I finally watched Crazy Rich Asians, a few quick thoughts:
Overall, a decent rom com. Although, I’m not really a fan of rom coms. And the story itself is fairly boilerplate. But well executed.
Seeing an all Asian cast didn’t really excite me like I thought it would. Maybe it’s because I grew up on HK films, full of Asians, but were much better films.
I don’t really get how this movie increases Asian-American representation that much. There was only one Asian-American character (who was an econ professor, aka model minority type). Everyone else was a Crazy Rich Chinese Singaporean. Or Asian men with sexy abs. Let’s not kid ourselves here: the percentage of Asian-American men with a six pack is about the same as White American men with a six pack: very, very few. So, basically, we now have a fuller picture of the Asian 1%.
By the way, where were all the brown Singaporeans la? Awkwafina was pretty funny.
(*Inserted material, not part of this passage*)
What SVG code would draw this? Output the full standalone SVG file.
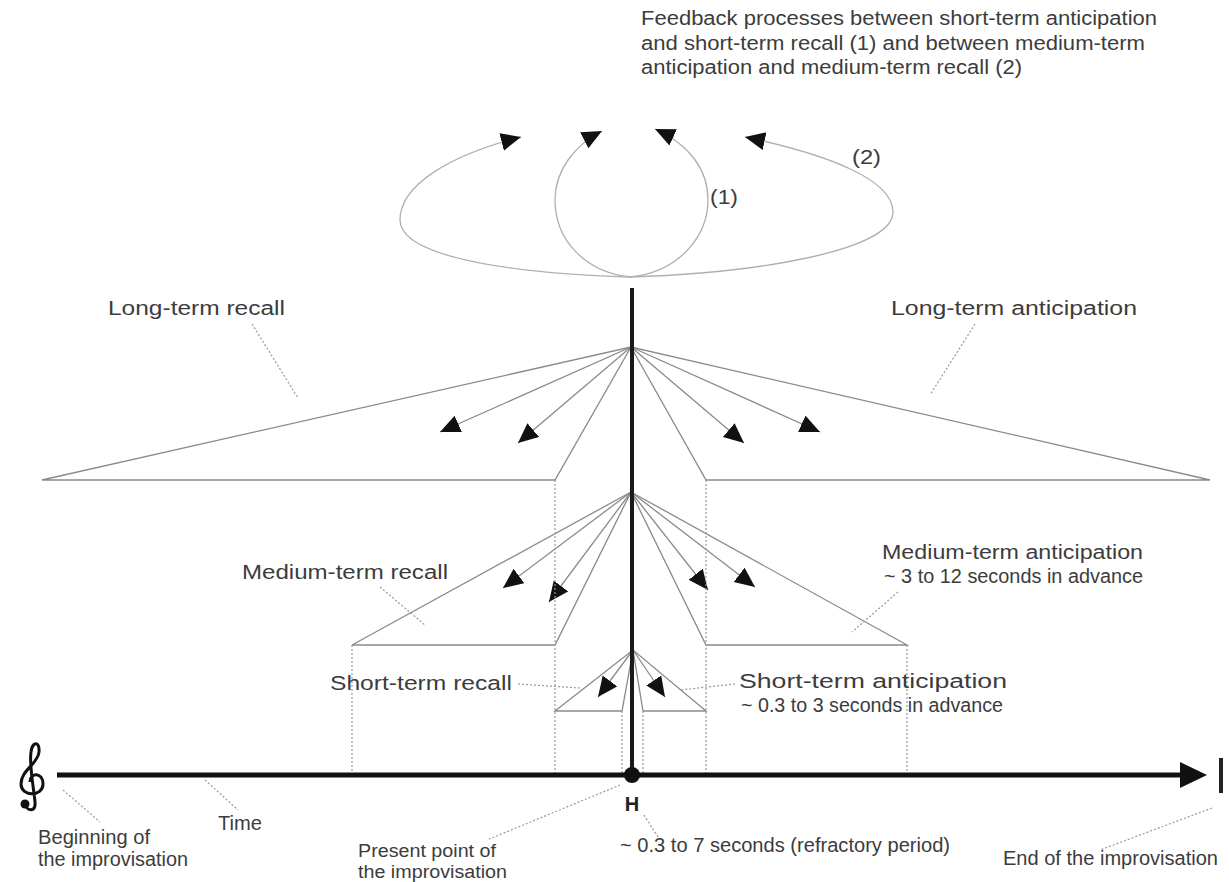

But did we really need Ken Jeong in there?
I liked how the story dealt with the Asian-American v. Asian dichotomy, but from the POV of Asian-Americans not being embraced by Asians. That’s a real thing. Guys, please don’t send me “back” to China; not only because I was born here, but because they won’t accept me there either. But of course, we Asian-Americans have also been known to otherize Asians as well.
I liked the use of Asian values and themes, like the ending was sorta about personal happiness (as expected), but it was also about sacrifice and filial piety, perhaps moreso? E.g., that last mahjong scene paired with the ring used at the final proposal illustrated these themes perfectly — it was ultimately about individuals sacrificing personal happiness for love and family. And in general, a lot of themes of shame, belonging, love of eating, elders, etc. that were implicit to the story.
I appreciated how much of the story was told primarily from the women’s perspective (although, aren’t most rom coms?). The mother-in-law v. daughter-in-law tension was good and made many Asian-American wives I know squirm. That tension is probably the basis for about half of all Asian dramas. Because it’s a real thing. The movie also ends with all the Asian women willingly sacrificing for their Asian men. Because that’s a real thing too. Although I suspect that’s not unique to Asians. But I’m convicted: I need to sacrifice more often for my wife.
I was excited when the Singaporeans were in a Bible study together! But then it became an Asian gossip sesh. How embarrassing!
That rendition of “I Can’t Help Falling in Love With You” by Kina Grannis was…wow. Arresting.
In general, a decent movie, not just “for an Asian-American film”, but on it’s own merits as a romantic comedy. On one hand, I get that this film is huge because this wasn’t some indie Asian-American film that finally got picked up by a big studio; it was funded by a big studio from the get go. Also, it was unapologetically Asian, with some but not too much explanation; with all the cultural assumptions implicit in the story, Asians certainly understood the movie at a deeper level than non-Asians did. And even though I wouldn’t say this is our Black Panther, I’m ok with that; not every film like this has to bear that kind of weight (What would an Asian-American Black Panther look like anyway? Returning to an honorable homeland where we’re good at martial arts, math, and technology? Wait a minute…)
On the other hand, how much do we need Hollywood and mainstream society’s validation? I guess better than not having it. But I also find Hollywood less and less relevant culturally; movies just aren’t these national cultural moments like they used to be; entertainment is so splintered these days: movie-watching continues to give way the influence of TV, Netflix, or YouTube. And was this really “our story” when it was more about the Asian 1% than people like me? More than others, I suppose.
A conflicted review, but overall, I’d give the movie a thumb up.